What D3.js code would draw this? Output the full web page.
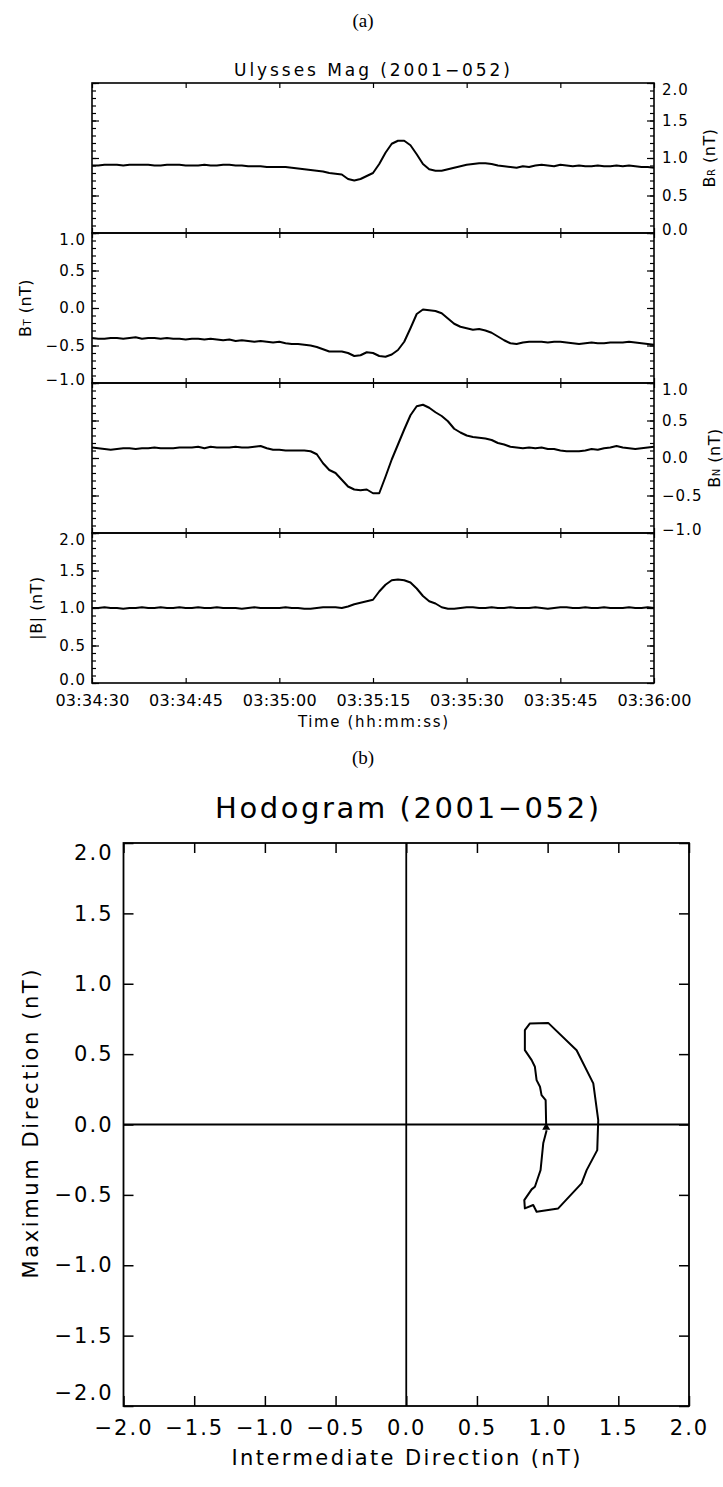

----

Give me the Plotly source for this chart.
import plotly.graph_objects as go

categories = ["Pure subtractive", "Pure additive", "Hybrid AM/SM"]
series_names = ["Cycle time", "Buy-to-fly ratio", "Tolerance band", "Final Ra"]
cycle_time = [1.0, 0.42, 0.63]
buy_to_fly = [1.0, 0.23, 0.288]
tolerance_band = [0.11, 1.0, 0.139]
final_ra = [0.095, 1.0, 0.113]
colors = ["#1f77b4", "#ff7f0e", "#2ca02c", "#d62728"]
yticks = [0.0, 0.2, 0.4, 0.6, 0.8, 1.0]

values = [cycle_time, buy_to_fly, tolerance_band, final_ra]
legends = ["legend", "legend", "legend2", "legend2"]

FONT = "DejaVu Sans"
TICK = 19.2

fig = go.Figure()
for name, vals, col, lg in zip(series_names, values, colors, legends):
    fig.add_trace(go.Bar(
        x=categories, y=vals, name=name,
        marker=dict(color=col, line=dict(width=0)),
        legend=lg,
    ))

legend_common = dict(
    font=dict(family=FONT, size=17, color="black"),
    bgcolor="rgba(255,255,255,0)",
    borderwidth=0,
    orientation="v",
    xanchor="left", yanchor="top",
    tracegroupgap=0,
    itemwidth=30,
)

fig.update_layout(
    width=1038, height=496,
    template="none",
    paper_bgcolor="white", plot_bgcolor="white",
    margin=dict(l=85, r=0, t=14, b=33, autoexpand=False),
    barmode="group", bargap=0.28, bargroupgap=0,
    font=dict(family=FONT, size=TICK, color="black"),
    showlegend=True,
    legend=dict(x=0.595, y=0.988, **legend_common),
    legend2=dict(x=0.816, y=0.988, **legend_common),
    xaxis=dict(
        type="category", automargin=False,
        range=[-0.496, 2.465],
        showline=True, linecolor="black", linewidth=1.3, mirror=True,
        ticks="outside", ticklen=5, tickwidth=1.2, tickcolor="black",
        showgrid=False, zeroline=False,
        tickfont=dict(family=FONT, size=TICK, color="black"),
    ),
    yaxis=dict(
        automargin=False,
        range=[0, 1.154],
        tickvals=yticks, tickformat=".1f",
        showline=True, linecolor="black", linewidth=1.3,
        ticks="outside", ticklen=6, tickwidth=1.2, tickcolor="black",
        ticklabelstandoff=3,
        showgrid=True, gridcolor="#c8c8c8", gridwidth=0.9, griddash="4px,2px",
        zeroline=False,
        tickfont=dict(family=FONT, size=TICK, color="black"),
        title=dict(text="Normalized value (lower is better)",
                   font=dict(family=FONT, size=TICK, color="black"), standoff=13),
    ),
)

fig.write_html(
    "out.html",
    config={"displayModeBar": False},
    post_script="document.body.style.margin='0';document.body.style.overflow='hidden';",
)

----

Work to be completed:
Where does the word "this" appear in the listing? List each line that holds it.

Exercise solution:
What D3.js code would draw this? Output the full web page.
Give me the Plotly source for this chart.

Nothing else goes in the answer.